Tarfaya, el pueblo perdido… El Aaiún

De Tan-Tan a El Aaiún hay 304 km de nada. La Nada. La carretera discurre por una meseta pedregosa, asomada a un acantilado uniforme, repetido, que se sucede durante decenas de kilómetros. Al mismo borde de la roca, hombres solitarios se han fabricado casetas rudimentarias con piedras y plásticos donde se refugian cuando se hartan de pescar, después de estar horas y horas sosteniendo la caña para arrebatarle al mar algún valioso pescado que luego venden al borde de la carretera. A veces, la meseta se rompe y la carretera baja hasta un río seco que ha abierto una brecha profunda en la roca, formando lagunas que se adentran en la planicie varios kilómetros. Otras veces es la policía la que interrumpe esta marcha monótona hacia el oeste: además de pedir el pasaporte quieren saber dónde vamos, de dónde venimos, a qué nos dedicamos, cómo se llaman nuestros progenitores y antepasados… Recogen información, eso es todo. En general, son amables. Hay que tener paciencia.

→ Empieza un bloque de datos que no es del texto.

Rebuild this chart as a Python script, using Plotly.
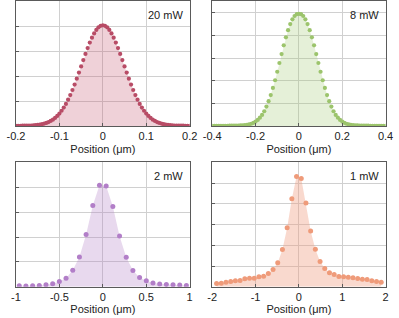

Unos 100 km al sur de Tan-Tan está el pueblo de Sidi Akhfennir, que es como una aparición entre tanta soledad. Con él termina, de momento, el acantilado y el mar se hace visible en la playa. Aquí se solicita el permiso para visitar el Parque Natural de Khenifiss, a 30 km; se trata de unas lagunas, al mismo borde del mar, donde hibernan flamencos y toda clase de aves. Las lagunas están rodeadas de dunas enormes; espectaculares. La visita merece la pena. Un paseo en barca durante algunas horas será suficiente. Antes, a la salida del pueblo, hemos dejado atrás La courbine d´Argent, un pequeño hotel de 10 habitaciones (40 € la noche) que regenta Paul Italiano, un francés que organiza jornadas de pesca para sus huéspedes si lo desean.

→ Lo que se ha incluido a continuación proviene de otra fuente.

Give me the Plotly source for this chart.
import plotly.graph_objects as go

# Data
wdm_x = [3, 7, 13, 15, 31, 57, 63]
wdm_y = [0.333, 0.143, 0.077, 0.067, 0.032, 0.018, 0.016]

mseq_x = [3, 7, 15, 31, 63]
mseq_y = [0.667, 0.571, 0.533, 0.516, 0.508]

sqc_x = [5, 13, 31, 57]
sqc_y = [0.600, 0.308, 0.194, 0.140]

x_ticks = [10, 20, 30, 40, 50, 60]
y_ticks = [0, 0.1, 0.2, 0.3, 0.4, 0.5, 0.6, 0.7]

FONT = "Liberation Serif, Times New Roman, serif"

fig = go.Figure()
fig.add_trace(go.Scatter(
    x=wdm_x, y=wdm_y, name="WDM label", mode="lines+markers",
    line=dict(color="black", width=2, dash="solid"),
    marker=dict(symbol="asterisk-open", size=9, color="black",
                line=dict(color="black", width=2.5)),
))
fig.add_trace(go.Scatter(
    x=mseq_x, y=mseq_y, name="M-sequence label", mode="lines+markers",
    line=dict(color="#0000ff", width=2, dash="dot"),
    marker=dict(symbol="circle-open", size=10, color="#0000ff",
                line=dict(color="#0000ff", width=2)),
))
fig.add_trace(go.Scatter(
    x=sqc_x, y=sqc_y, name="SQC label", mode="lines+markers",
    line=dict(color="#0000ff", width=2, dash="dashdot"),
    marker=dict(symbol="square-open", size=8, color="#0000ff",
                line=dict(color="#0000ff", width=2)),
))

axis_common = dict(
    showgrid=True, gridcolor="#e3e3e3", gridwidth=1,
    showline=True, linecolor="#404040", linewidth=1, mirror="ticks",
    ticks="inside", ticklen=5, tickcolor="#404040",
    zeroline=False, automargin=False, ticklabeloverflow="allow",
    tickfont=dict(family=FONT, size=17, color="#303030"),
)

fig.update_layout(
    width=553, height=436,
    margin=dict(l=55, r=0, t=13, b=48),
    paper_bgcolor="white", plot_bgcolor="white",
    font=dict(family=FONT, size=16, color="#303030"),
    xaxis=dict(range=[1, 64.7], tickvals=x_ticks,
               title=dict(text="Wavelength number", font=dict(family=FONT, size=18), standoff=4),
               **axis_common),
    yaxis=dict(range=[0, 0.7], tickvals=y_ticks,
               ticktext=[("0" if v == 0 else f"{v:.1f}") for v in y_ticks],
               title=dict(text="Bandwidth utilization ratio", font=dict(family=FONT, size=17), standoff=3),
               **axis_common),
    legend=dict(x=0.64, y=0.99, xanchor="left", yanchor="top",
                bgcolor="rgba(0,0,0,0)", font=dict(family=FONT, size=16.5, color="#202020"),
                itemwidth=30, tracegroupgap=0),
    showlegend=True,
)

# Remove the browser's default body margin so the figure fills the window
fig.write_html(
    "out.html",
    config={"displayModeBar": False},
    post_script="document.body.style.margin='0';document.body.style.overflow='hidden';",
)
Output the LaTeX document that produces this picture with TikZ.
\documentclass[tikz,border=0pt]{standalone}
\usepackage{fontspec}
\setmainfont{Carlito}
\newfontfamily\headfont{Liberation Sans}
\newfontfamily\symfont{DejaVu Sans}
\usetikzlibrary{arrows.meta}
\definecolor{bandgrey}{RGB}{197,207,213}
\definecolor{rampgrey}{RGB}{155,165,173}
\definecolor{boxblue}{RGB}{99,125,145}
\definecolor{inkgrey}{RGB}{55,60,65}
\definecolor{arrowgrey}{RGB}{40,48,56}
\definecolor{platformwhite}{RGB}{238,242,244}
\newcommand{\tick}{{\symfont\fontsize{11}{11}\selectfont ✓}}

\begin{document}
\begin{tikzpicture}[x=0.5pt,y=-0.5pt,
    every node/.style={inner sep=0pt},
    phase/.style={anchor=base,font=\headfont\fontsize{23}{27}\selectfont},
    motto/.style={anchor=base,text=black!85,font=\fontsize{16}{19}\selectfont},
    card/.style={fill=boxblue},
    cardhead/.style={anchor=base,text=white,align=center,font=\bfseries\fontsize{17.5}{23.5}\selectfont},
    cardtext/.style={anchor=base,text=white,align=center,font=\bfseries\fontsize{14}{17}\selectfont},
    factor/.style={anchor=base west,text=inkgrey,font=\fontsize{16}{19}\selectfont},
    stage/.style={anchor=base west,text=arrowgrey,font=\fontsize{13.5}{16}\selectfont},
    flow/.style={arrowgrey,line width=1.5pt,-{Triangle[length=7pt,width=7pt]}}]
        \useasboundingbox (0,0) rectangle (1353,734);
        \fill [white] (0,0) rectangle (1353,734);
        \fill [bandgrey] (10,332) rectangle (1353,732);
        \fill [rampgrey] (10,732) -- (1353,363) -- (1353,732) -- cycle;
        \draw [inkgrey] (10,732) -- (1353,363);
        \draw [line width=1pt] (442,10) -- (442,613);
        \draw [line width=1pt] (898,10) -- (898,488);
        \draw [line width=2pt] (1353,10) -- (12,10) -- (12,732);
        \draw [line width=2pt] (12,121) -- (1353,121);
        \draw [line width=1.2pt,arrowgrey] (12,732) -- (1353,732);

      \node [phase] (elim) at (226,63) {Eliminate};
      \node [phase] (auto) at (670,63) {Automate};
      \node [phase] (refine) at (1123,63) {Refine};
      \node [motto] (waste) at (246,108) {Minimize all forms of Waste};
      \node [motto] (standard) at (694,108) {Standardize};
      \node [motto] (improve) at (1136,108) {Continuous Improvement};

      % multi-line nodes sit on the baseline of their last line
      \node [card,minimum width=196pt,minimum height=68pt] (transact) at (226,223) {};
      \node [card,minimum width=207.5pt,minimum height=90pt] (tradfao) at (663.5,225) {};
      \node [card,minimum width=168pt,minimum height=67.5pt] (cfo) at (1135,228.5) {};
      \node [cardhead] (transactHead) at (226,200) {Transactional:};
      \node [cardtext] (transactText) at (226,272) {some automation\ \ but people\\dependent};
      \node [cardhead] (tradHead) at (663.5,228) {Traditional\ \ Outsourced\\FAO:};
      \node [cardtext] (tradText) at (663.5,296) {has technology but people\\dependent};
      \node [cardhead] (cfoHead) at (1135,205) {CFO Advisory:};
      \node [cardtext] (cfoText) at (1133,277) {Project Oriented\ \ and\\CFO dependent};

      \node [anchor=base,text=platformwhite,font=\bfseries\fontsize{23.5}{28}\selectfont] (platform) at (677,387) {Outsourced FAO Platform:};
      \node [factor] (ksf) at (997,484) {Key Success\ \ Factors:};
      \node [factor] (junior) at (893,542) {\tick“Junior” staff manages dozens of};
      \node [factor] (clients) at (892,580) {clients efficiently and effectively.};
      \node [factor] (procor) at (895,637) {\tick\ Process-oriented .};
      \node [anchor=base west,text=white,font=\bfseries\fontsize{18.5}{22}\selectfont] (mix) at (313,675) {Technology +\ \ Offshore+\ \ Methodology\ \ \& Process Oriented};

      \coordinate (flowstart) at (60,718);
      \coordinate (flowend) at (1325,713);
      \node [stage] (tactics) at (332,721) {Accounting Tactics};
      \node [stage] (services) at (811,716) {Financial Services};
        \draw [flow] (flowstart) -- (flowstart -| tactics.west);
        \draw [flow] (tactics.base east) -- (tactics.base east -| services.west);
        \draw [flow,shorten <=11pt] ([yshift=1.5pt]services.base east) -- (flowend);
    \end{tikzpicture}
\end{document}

Desde aquí a Tarfaya… piedras y arena, indistintamente. Y otra vez los pescadores solitarios (en la más absoluta miseria) que, 50 kilómetros antes de llegar a este pueblo pesquero que fuera español hasta 1958, vuelven a aparecer diseminados siguiendo la línea del acantilado que ha vuelto a surgir… Tarfaya es como un pueblo fantasma. La carretera de acceso está parcialmente cubierta de dunas; algunas calles también. El puerto medio derruido y en obras… Y cuatro edificios oficiales, la guarnición militar, una oficina bancaria, correos, algunos cafetines… Eso es todo. Bueno, y un pequeño pedestal en el arenal del paseo de la playa, sobre el que hace equilibrio una avioneta, casi de juguete, que recuerda que Antoine de Saint-Exupéry, autor de El principito, hacía escala aquí cuando trabajaba en el servicio de correos francés y cubría la ruta entre Toulouse y Dakar. Por la calle apenas hay vida y, mires dónde mires, la arena acecha siempre.

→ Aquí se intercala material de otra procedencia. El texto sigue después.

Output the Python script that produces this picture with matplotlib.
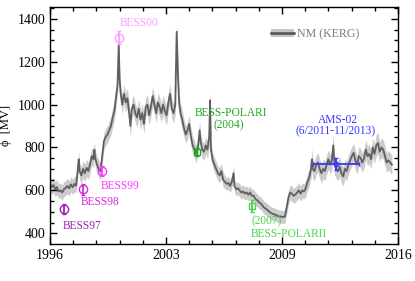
import matplotlib
matplotlib.use('Agg')
import matplotlib.pyplot as plt
from matplotlib.patches import Patch
from matplotlib.lines import Line2D

plt.rcParams['font.family'] = ['Liberation Serif', 'DejaVu Serif']

# neutron monitor derived modulation potential (KERG)
years = [
    1996.0, 1996.1, 1996.2, 1996.3, 1996.4, 1996.5, 1996.6, 1996.7, 1996.8, 1996.9,
    1997.0, 1997.1, 1997.2, 1997.3, 1997.4, 1997.5, 1997.6, 1997.65, 1997.7, 1997.8,
    1997.9, 1998.0, 1998.1, 1998.2, 1998.3, 1998.4, 1998.5, 1998.55, 1998.6, 1998.7,
    1998.8, 1998.9, 1999.0, 1999.1, 1999.2, 1999.3, 1999.4, 1999.5, 1999.6, 1999.7,
    1999.8, 1999.88, 1999.95, 2000.0, 2000.05, 2000.15, 2000.25, 2000.35, 2000.45, 2000.55,
    2000.62, 2000.7, 2000.8, 2000.9, 2001.0, 2001.1, 2001.2, 2001.3, 2001.4, 2001.5,
    2001.6, 2001.7, 2001.8, 2001.9, 2002.0, 2002.1, 2002.2, 2002.3, 2002.4, 2002.5,
    2002.6, 2002.7, 2002.8, 2002.9, 2003.0, 2003.1, 2003.2, 2003.28, 2003.35, 2003.42,
    2003.5, 2003.6, 2003.7, 2003.8, 2003.9, 2004.0, 2004.1, 2004.2, 2004.3, 2004.4,
    2004.5, 2004.6, 2004.65, 2004.75, 2004.85, 2004.95, 2005.05, 2005.15, 2005.2, 2005.25,
    2005.35, 2005.45, 2005.55, 2005.65, 2005.75, 2005.85, 2005.95, 2006.05, 2006.15, 2006.25,
    2006.35, 2006.45, 2006.55, 2006.6, 2006.7, 2006.8, 2006.9, 2007.0, 2007.1, 2007.2,
    2007.3, 2007.4, 2007.5, 2007.6, 2007.7, 2007.8, 2007.9, 2008.0, 2008.1, 2008.2,
    2008.3, 2008.4, 2008.5, 2008.6, 2008.7, 2008.8, 2008.9, 2009.0, 2009.1, 2009.2,
    2009.3, 2009.4, 2009.5, 2009.6, 2009.7, 2009.8, 2009.9, 2010.0, 2010.1, 2010.2,
    2010.3, 2010.4, 2010.5, 2010.6, 2010.7, 2010.8, 2010.9, 2011.0, 2011.05, 2011.1,
    2011.2, 2011.3, 2011.4, 2011.5, 2011.6, 2011.7, 2011.8, 2011.9, 2012.0, 2012.1,
    2012.2, 2012.28, 2012.35, 2012.45, 2012.55, 2012.65, 2012.75, 2012.85, 2012.95, 2013.05,
    2013.15, 2013.25, 2013.35, 2013.45, 2013.55, 2013.65, 2013.75, 2013.85, 2013.95, 2014.05,
    2014.15, 2014.25, 2014.35, 2014.45, 2014.55, 2014.65, 2014.75, 2014.85, 2014.95, 2015.05,
    2015.15, 2015.25, 2015.35, 2015.45, 2015.55, 2015.65]
phi = [
    630, 615, 625, 605, 615, 595, 600, 590, 605, 612,
    620, 610, 628, 615, 630, 622, 700, 745, 690, 670,
    700, 680, 705, 690, 720, 760, 745, 790, 750, 720,
    700, 690, 760, 830, 850, 860, 880, 900, 940, 970,
    1040, 1090, 1280, 1120, 1060, 1000, 1050, 1010, 1030, 960,
    900, 980, 1000, 960, 940, 980, 930, 960, 910, 990,
    1000, 950, 990, 1040, 1000, 960, 1010, 990, 960, 1000,
    970, 950, 1010, 1050, 980, 960, 1000, 1340, 1150, 1010,
    960, 930, 890, 860, 880, 910, 850, 810, 790, 770,
    800, 880, 830, 790, 780, 810, 790, 850, 1020, 790,
    740, 720, 700, 680, 670, 690, 650, 640, 630, 635,
    620, 640, 680, 620, 605, 610, 600, 590, 595, 585,
    590, 580, 590, 575, 575, 560, 555, 545, 540, 530,
    520, 515, 508, 500, 495, 490, 488, 485, 480, 478,
    478, 475, 478, 520, 565, 590, 585, 575, 580, 590,
    600, 585, 600, 595, 610, 640, 660, 700, 745, 700,
    690, 720, 730, 700, 680, 700, 690, 720, 745, 720,
    740, 810, 720, 700, 690, 710, 680, 665, 700, 690,
    720, 740, 760, 775, 740, 720, 760, 750, 730, 750,
    790, 760, 770, 745, 800, 770, 810, 820, 780, 800,
    790, 760, 730, 740, 730, 720]
phi_err = [
    35, 35, 35, 35, 35, 35, 35, 35, 35, 35,
    35, 35, 35, 35, 35, 35, 40, 40, 40, 40,
    40, 40, 40, 40, 40, 40, 40, 40, 40, 40,
    40, 40, 40, 40, 40, 40, 40, 40, 45, 45,
    45, 45, 50, 45, 45, 45, 45, 45, 45, 50,
    50, 45, 45, 45, 45, 45, 45, 45, 45, 45,
    45, 45, 45, 45, 45, 45, 45, 45, 45, 45,
    45, 45, 45, 45, 45, 45, 45, 50, 50, 45,
    45, 45, 40, 40, 40, 40, 40, 40, 40, 40,
    40, 45, 40, 40, 40, 40, 40, 45, 45, 40,
    35, 35, 35, 35, 35, 35, 35, 30, 30, 30,
    30, 30, 35, 30, 30, 30, 30, 30, 30, 30,
    30, 30, 30, 30, 30, 30, 30, 30, 30, 30,
    30, 30, 30, 30, 30, 30, 30, 30, 30, 30,
    30, 30, 30, 35, 35, 35, 35, 35, 35, 35,
    35, 35, 35, 35, 40, 40, 40, 45, 50, 45,
    45, 45, 45, 45, 45, 45, 45, 45, 45, 45,
    45, 50, 45, 45, 45, 45, 45, 45, 45, 45,
    45, 45, 45, 45, 45, 45, 45, 45, 45, 45,
    45, 45, 45, 45, 45, 45, 50, 50, 45, 45,
    45, 45, 45, 45, 45, 45]

# balloon / space measurements
exp_names = ['BESS97', 'BESS98', 'BESS99', 'BESS00', 'BESS-POLARI', 'BESS-POLARII', 'AMS-02']
exp_t = [1996.82, 1997.88, 1998.97, 1999.97, 2004.47, 2007.61, 2012.42]
exp_phi = [513, 605, 691, 1311, 778, 529, 725]
exp_err = [25, 25, 25, 30, 18, 28, 28]
ams_t_lo = 2011.09
ams_t_hi = 2013.74

low = [p - e for p, e in zip(phi, phi_err)]
high = [p + e for p, e in zip(phi, phi_err)]

fig = plt.figure(figsize=(4.15, 2.81), dpi=100)
ax = fig.add_axes([0.1205, 0.1317, 0.8385, 0.8433])

ax.fill_between(years, low, high, color='#cccccc', lw=0)
ax.plot(years, phi, color='#5f5f5f', lw=1.3)

cols = ['#a020b0', '#d62ad6', '#ff38ff', '#ff9cff', '#22a822', '#48d848', '#3838ff']
marks = ['o', 'o', 'o', 'o', 's', 's', 'o']
sizes = [6, 6, 6, 6, 5, 5, 3]
for i in range(len(exp_names)):
    xerr = None
    if exp_names[i] == 'AMS-02':
        xerr = [[exp_t[i] - ams_t_lo], [ams_t_hi - exp_t[i]]]
    ax.errorbar(exp_t[i], exp_phi[i], yerr=exp_err[i], xerr=xerr, fmt=marks[i],
                ms=sizes[i], mfc='none', mec=cols[i], mew=1.0, ecolor=cols[i],
                elinewidth=1.3, capsize=1.2, capthick=1.6)

fs = 8.3
ax.text(1996.75, 434, 'BESS97', color=cols[0], fontsize=fs, va='center')
ax.text(1997.78, 546, 'BESS98', color=cols[1], fontsize=fs, va='center')
ax.text(1998.93, 621, 'BESS99', color=cols[2], fontsize=fs, va='center')
ax.text(2000.02, 1380, 'BESS00', color=cols[3], fontsize=fs, va='center')
ax.text(2006.4, 962, 'BESS-POLARI', color=cols[4], fontsize=fs, va='center', ha='center')
ax.text(2006.3, 904, '(2004)', color=cols[4], fontsize=fs, va='center', ha='center')
ax.text(2007.6, 457, '(2007)', color=cols[5], fontsize=fs, va='center')
ax.text(2007.55, 397, 'BESS-POLARII', color=cols[5], fontsize=fs, va='center')
ax.text(2012.55, 929, 'AMS-02', color=cols[6], fontsize=fs, va='center', ha='center')
ax.text(2012.44, 876, '(6/2011-11/2013)', color=cols[6], fontsize=fs, va='center', ha='center')

# legend: line on top of band
h = (Patch(facecolor='#c4c4c4', edgecolor='none'), Line2D([], [], color='#505050', lw=1.8))
leg = ax.legend([h], ['NM (KERG)'], loc='center left', bbox_to_anchor=(0.635, 0.886),
                frameon=False, fontsize=8.6, handlelength=1.9, handleheight=0.6,
                handletextpad=0.3, borderpad=0, borderaxespad=0)
for t in leg.get_texts():
    t.set_color('#7a7a7a')

ax.set_xlim(1996, 2016)
ax.set_ylim(350, 1455)
xmaj = [1996, 1996 + 20 / 3, 1996 + 40 / 3, 2016]
ax.set_xticks(xmaj)
ax.set_xticklabels(['1996', '2003', '2009', '2016'])
ax.set_xticks([1996 + k * 4 / 3 for k in range(16)], minor=True)
ax.set_yticks([400, 600, 800, 1000, 1200, 1400])
ax.set_yticks(list(range(400, 1451, 50)), minor=True)
ax.tick_params(which='both', direction='in', top=True, right=True, labelsize=10, width=1.0)
ax.tick_params(which='major', length=5)
ax.tick_params(which='minor', length=2.6)
for s in ax.spines.values():
    s.set_linewidth(1.0)
ax.set_ylabel('ϕ  [MV]', fontsize=9, labelpad=4)

fig.savefig('out.png', dpi=100)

Para enfilar a El Aaiún, la carretera gira hacia el sur dejando a la izquierda el cabo Juby. Los 99 kilómetros que faltan para llegar hasta la que fuera capital del Sahara español, El Aaiún, son pura monotonía: algún lago salado seco y el pueblo de Tah, antigua frontera de esta provincia española con Marruecos. Una veintena de casas, un puesto de policía, la gasolinera y el monumento que recuerda que desde aquí iniciaron 350.000 marroquíes la Marcha Verde, es todo lo que ofrece el lugar. Luego ya no queda más que esperar que pasen los kilómetros hasta que la presencia de una laguna, los cuarteles y los controles policiales anuncian que hemos llegado a El Aaiún.